[Short problem] Only the pictures are omitted; repeat all other data exactly.
— START Records provided —
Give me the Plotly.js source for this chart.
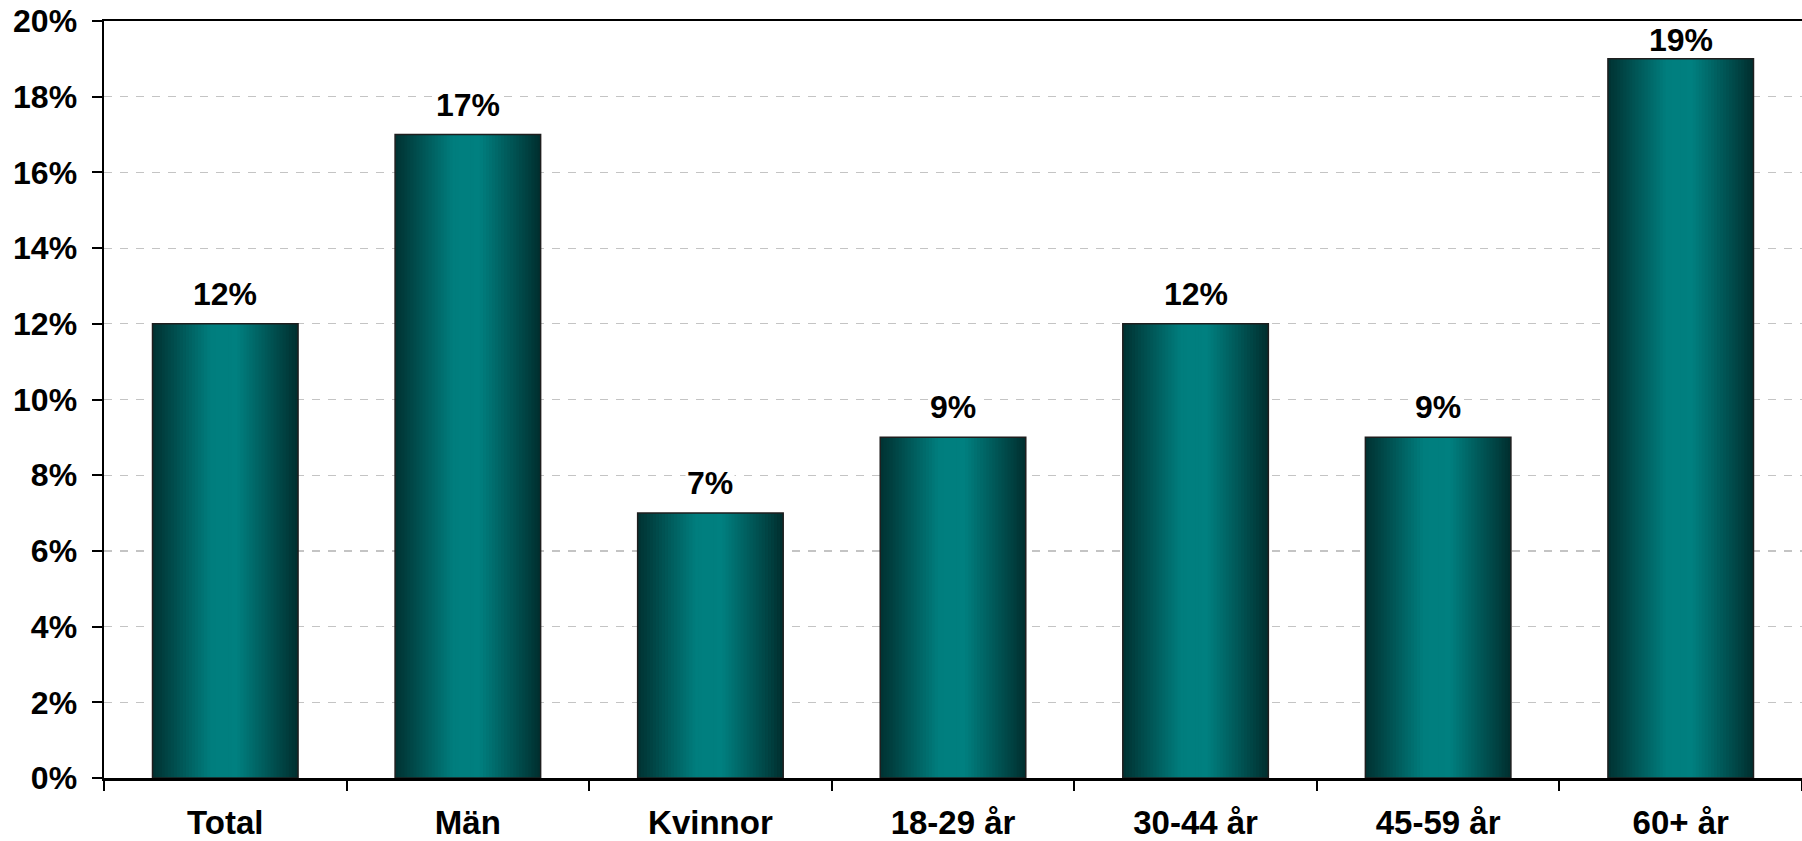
<!DOCTYPE html>
<html>
<head>
<meta charset="utf-8">
<script src="https://cdn.plot.ly/plotly-3.0.1.min.js"></script>
<style>html,body{margin:0;padding:0;background:#fff;}#chart{width:1802px;height:841px;}</style>
</head>
<body>
<div id="chart"></div>
<script>
// Data
const categories = ["Total", "Män", "Kvinnor", "18-29 år", "30-44 år", "45-59 år", "60+ år"];
const values = [12, 17, 7, 9, 12, 9, 19];
const yTickValues = [0, 2, 4, 6, 8, 10, 12, 14, 16, 18, 20];

// Gradient stops across the bar width (fraction -> rgb)
const gradStops = [
  [0.00, [0, 50, 50]],
  [0.10, [0, 68, 68]],
  [0.40, [0, 126, 126]],
  [0.58, [0, 128, 128]],
  [0.88, [0, 70, 70]],
  [1.00, [0, 46, 46]]
];
function gradColor(t) {
  for (let i = 0; i < gradStops.length - 1; i++) {
    const [t0, c0] = gradStops[i], [t1, c1] = gradStops[i + 1];
    if (t >= t0 && t <= t1) {
      const f = (t - t0) / (t1 - t0);
      const c = c0.map((v, k) => Math.round(v + (c1[k] - v) * f));
      return `rgb(${c[0]},${c[1]},${c[2]})`;
    }
  }
  const c = gradStops[gradStops.length - 1][1];
  return `rgb(${c[0]},${c[1]},${c[2]})`;
}

const barWidth = 0.6;
const N = 48;
const sliceW = barWidth / N;
const traces = [];
for (let i = 0; i < N; i++) {
  const w = (i === N - 1) ? sliceW : sliceW * 1.6;
  traces.push({
    type: 'bar',
    x: categories,
    y: values,
    width: categories.map(() => w),
    offset: categories.map(() => -barWidth / 2 + i * sliceW),
    marker: { color: gradColor((i + 0.5) / N), line: { width: 0 } },
    hoverinfo: 'skip',
    showlegend: false
  });
}
// outline
traces.push({
  type: 'bar',
  x: categories,
  y: values,
  width: categories.map(() => barWidth),
  marker: { color: 'rgba(0,0,0,0)', line: { color: '#1e1e1e', width: 1.5 } },
  showlegend: false,
  hovertemplate: '%{x}: %{y}%<extra></extra>'
});

const W = 1802, H = 841;
const margin = { l: 104, r: 0, t: 21, b: 63, pad: 0 };
const yMax = 20;
const plotH = H - margin.t - margin.b;
const fontFam = '"Liberation Sans", Arial, Helvetica, sans-serif';
const annotations = categories.map((c, i) => {
  // keep labels inside the plot area (like the original), otherwise sit above bar
  const availPx = (yMax - values[i]) / yMax * plotH;
  const shift = Math.min(10, availPx - 39);
  return {
    x: c, y: values[i], xref: 'x', yref: 'y',
    text: values[i] + '%',
    showarrow: false,
    yanchor: 'bottom',
    yshift: shift,
    bgcolor: shift < 10 ? 'rgba(0,0,0,0)' : '#ffffff',
    borderpad: 1,
    font: { family: fontFam, size: 32, color: '#000', weight: 'bold' }
  };
});

const layout = {
  width: W, height: H,
  margin: margin,
  paper_bgcolor: '#fff', plot_bgcolor: '#fff',
  barmode: 'overlay',
  showlegend: false,
  xaxis: {
    type: 'category',
    categoryorder: 'array', categoryarray: categories,
    showline: true, linecolor: '#000', linewidth: 2.5, mirror: true,
    ticks: 'outside', tickson: 'boundaries', ticklen: 10, tickwidth: 2, tickcolor: '#000',
    ticklabelstandoff: 14,
    showgrid: false, zeroline: false,
    tickfont: { family: fontFam, size: 33, color: '#000', weight: 'bold' }
  },
  yaxis: {
    range: [0, yMax],
    tickvals: yTickValues,
    ticktext: yTickValues.map(v => v + '%'),
    showline: true, linecolor: '#000', linewidth: 2.5,
    ticks: 'outside', ticklen: 10, tickwidth: 2, tickcolor: '#000',
    ticklabelstandoff: 8,
    showgrid: true, gridcolor: '#c4c4c4', gridwidth: 1.2, griddash: '8px,8px',
    zeroline: false,
    tickfont: { family: fontFam, size: 32, color: '#000', weight: 'bold' }
  },
  annotations: annotations
};

Plotly.newPlot('chart', traces, layout, { displayModeBar: false, staticPlot: true });
</script>
</body>
</html>
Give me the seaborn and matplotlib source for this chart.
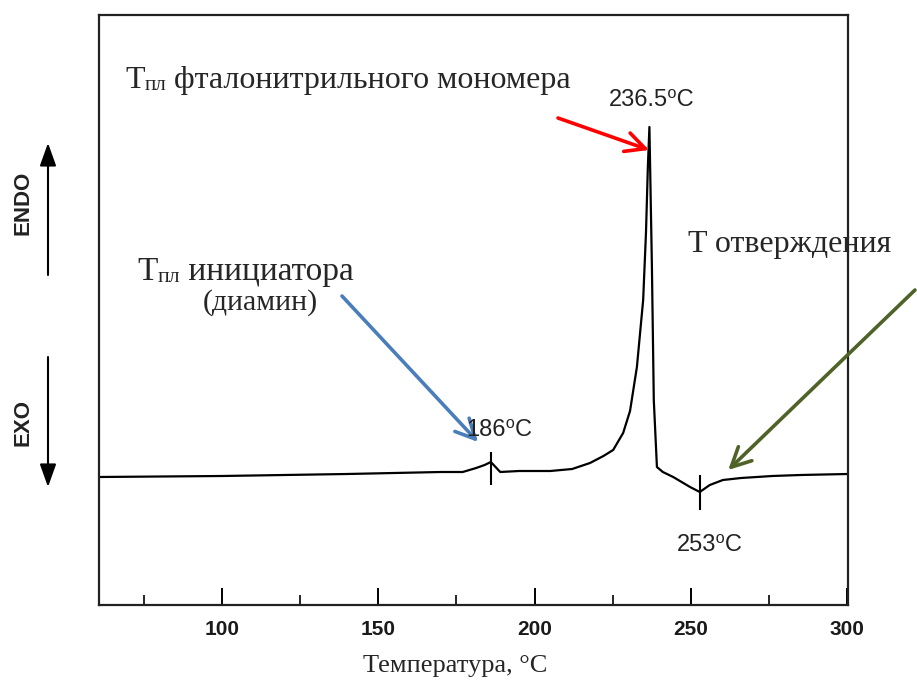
— END Records provided —
[Response for this exercise]
Give me the Plotly.js source for this chart.
<!DOCTYPE html>
<html>
<head>
<meta charset="utf-8">
<script src="https://cdn.plot.ly/plotly-3.0.1.min.js"></script>
<style>html,body{margin:0;padding:0;background:#fff;}#chart{width:1802px;height:841px;}</style>
</head>
<body>
<div id="chart"></div>
<script>
// Data
const categories = ["Total", "Män", "Kvinnor", "18-29 år", "30-44 år", "45-59 år", "60+ år"];
const values = [12, 17, 7, 9, 12, 9, 19];
const yTickValues = [0, 2, 4, 6, 8, 10, 12, 14, 16, 18, 20];

// Gradient stops across the bar width (fraction -> rgb)
const gradStops = [
  [0.00, [0, 50, 50]],
  [0.10, [0, 68, 68]],
  [0.40, [0, 126, 126]],
  [0.58, [0, 128, 128]],
  [0.88, [0, 70, 70]],
  [1.00, [0, 46, 46]]
];
function gradColor(t) {
  for (let i = 0; i < gradStops.length - 1; i++) {
    const [t0, c0] = gradStops[i], [t1, c1] = gradStops[i + 1];
    if (t >= t0 && t <= t1) {
      const f = (t - t0) / (t1 - t0);
      const c = c0.map((v, k) => Math.round(v + (c1[k] - v) * f));
      return `rgb(${c[0]},${c[1]},${c[2]})`;
    }
  }
  const c = gradStops[gradStops.length - 1][1];
  return `rgb(${c[0]},${c[1]},${c[2]})`;
}

const barWidth = 0.6;
const N = 48;
const sliceW = barWidth / N;
const traces = [];
for (let i = 0; i < N; i++) {
  const w = (i === N - 1) ? sliceW : sliceW * 1.6;
  traces.push({
    type: 'bar',
    x: categories,
    y: values,
    width: categories.map(() => w),
    offset: categories.map(() => -barWidth / 2 + i * sliceW),
    marker: { color: gradColor((i + 0.5) / N), line: { width: 0 } },
    hoverinfo: 'skip',
    showlegend: false
  });
}
// outline
traces.push({
  type: 'bar',
  x: categories,
  y: values,
  width: categories.map(() => barWidth),
  marker: { color: 'rgba(0,0,0,0)', line: { color: '#1e1e1e', width: 1.5 } },
  showlegend: false,
  hovertemplate: '%{x}: %{y}%<extra></extra>'
});

const W = 1802, H = 841;
const margin = { l: 104, r: 0, t: 21, b: 63, pad: 0 };
const yMax = 20;
const plotH = H - margin.t - margin.b;
const fontFam = '"Liberation Sans", Arial, Helvetica, sans-serif';
const annotations = categories.map((c, i) => {
  // keep labels inside the plot area (like the original), otherwise sit above bar
  const availPx = (yMax - values[i]) / yMax * plotH;
  const shift = Math.min(10, availPx - 39);
  return {
    x: c, y: values[i], xref: 'x', yref: 'y',
    text: values[i] + '%',
    showarrow: false,
    yanchor: 'bottom',
    yshift: shift,
    bgcolor: shift < 10 ? 'rgba(0,0,0,0)' : '#ffffff',
    borderpad: 1,
    font: { family: fontFam, size: 32, color: '#000', weight: 'bold' }
  };
});

const layout = {
  width: W, height: H,
  margin: margin,
  paper_bgcolor: '#fff', plot_bgcolor: '#fff',
  barmode: 'overlay',
  showlegend: false,
  xaxis: {
    type: 'category',
    categoryorder: 'array', categoryarray: categories,
    showline: true, linecolor: '#000', linewidth: 2.5, mirror: true,
    ticks: 'outside', tickson: 'boundaries', ticklen: 10, tickwidth: 2, tickcolor: '#000',
    ticklabelstandoff: 14,
    showgrid: false, zeroline: false,
    tickfont: { family: fontFam, size: 33, color: '#000', weight: 'bold' }
  },
  yaxis: {
    range: [0, yMax],
    tickvals: yTickValues,
    ticktext: yTickValues.map(v => v + '%'),
    showline: true, linecolor: '#000', linewidth: 2.5,
    ticks: 'outside', ticklen: 10, tickwidth: 2, tickcolor: '#000',
    ticklabelstandoff: 8,
    showgrid: true, gridcolor: '#c4c4c4', gridwidth: 1.2, griddash: '8px,8px',
    zeroline: false,
    tickfont: { family: fontFam, size: 32, color: '#000', weight: 'bold' }
  },
  annotations: annotations
};

Plotly.newPlot('chart', traces, layout, { displayModeBar: false, staticPlot: true });
</script>
</body>
</html>
Give me the seaborn and matplotlib source for this chart.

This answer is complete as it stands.